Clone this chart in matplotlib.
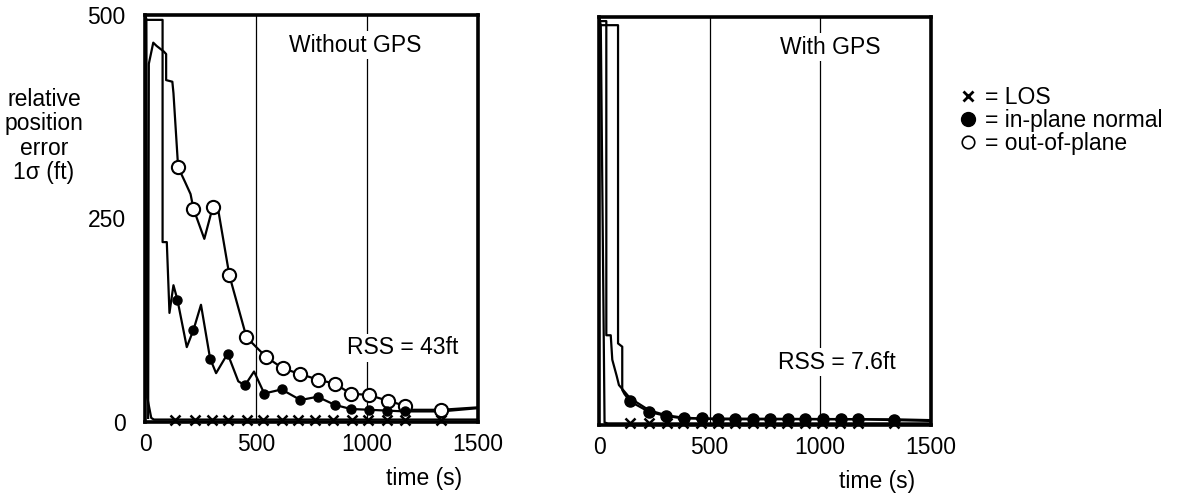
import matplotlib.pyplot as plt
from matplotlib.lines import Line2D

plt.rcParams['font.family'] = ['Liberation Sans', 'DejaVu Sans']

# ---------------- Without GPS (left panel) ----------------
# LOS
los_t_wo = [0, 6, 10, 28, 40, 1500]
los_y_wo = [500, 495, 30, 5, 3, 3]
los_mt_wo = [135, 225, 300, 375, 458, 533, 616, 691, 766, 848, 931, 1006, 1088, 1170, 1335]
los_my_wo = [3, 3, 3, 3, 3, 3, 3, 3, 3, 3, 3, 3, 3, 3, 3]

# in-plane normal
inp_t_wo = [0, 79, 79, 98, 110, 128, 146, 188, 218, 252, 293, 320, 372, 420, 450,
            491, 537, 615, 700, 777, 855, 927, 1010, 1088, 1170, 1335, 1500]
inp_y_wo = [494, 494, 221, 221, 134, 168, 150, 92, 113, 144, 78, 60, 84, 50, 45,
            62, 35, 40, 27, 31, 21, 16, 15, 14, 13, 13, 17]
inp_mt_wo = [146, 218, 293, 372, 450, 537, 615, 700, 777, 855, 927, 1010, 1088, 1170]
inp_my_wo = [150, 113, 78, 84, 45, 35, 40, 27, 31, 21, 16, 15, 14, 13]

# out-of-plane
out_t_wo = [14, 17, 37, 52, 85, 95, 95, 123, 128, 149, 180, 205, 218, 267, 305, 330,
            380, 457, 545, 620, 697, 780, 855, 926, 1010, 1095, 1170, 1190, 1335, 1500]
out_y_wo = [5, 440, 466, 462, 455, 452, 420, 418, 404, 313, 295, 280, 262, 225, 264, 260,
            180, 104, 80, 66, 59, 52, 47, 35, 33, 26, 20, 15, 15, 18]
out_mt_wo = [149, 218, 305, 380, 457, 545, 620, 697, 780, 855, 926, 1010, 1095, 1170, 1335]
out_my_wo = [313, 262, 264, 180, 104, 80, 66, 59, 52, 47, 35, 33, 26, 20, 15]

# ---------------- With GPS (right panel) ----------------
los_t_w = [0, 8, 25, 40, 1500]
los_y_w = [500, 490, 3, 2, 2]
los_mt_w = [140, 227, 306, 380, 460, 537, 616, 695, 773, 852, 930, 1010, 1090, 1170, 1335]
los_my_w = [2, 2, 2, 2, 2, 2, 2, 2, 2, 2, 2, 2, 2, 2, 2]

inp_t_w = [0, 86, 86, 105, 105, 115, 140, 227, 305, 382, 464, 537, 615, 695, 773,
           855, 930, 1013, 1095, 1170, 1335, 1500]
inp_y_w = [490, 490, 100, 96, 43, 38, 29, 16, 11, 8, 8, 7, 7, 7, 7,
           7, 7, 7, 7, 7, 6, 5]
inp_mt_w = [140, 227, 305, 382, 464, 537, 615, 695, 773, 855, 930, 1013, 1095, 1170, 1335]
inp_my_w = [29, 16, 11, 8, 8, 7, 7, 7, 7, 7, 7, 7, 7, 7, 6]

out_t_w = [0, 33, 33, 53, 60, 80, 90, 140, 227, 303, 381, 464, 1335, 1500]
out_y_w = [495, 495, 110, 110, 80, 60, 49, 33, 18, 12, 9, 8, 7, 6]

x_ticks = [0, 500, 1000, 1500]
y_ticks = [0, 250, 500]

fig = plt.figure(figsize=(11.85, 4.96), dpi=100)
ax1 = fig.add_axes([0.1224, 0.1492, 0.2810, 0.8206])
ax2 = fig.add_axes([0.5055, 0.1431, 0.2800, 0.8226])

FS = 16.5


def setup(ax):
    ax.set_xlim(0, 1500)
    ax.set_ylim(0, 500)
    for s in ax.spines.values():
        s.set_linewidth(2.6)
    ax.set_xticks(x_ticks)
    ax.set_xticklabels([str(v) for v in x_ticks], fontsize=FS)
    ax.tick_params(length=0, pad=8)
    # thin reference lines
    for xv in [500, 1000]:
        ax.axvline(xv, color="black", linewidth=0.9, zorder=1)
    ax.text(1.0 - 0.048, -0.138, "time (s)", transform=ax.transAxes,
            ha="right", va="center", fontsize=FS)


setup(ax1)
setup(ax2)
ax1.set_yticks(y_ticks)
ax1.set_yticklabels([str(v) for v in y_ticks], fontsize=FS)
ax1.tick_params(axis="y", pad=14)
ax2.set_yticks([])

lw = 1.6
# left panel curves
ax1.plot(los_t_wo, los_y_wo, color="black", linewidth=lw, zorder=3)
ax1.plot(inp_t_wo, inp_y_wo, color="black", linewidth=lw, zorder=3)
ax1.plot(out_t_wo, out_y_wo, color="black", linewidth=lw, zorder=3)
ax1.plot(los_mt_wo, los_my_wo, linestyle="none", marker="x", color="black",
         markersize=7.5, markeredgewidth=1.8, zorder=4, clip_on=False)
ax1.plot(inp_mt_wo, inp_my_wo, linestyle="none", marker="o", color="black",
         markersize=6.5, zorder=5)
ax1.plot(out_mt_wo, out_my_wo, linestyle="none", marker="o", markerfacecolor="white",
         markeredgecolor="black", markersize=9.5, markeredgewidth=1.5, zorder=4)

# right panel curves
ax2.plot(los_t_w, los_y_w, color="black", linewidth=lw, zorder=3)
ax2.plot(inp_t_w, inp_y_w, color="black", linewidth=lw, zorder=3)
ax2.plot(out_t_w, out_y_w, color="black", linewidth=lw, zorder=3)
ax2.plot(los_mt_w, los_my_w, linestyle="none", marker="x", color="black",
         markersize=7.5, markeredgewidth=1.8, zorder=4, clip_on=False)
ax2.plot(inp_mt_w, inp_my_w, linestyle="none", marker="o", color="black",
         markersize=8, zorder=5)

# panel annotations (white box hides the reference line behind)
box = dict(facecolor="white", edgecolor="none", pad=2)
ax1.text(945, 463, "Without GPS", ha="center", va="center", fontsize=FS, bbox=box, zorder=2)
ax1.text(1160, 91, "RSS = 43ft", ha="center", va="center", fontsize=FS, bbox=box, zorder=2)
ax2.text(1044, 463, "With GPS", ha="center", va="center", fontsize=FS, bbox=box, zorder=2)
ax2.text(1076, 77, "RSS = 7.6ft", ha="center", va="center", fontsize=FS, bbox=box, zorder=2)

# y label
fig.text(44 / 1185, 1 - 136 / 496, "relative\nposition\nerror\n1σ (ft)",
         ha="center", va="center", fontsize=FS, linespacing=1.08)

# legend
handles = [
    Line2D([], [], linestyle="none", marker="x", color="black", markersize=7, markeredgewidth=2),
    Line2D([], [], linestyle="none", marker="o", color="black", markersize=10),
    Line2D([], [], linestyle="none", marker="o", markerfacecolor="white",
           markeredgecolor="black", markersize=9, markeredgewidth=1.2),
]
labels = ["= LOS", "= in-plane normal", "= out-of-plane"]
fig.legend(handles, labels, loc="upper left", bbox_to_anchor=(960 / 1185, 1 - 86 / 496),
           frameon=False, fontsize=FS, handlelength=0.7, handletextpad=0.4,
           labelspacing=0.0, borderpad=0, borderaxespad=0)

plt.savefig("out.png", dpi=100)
◇ ◇ ◇ ◇
INSTRUCTIONS TO FOLLOW — Copy out each line that contains the word "matplotlib".

WRITTEN RESPONSE —
Clone this chart in matplotlib.
import matplotlib.pyplot as plt
from matplotlib.lines import Line2D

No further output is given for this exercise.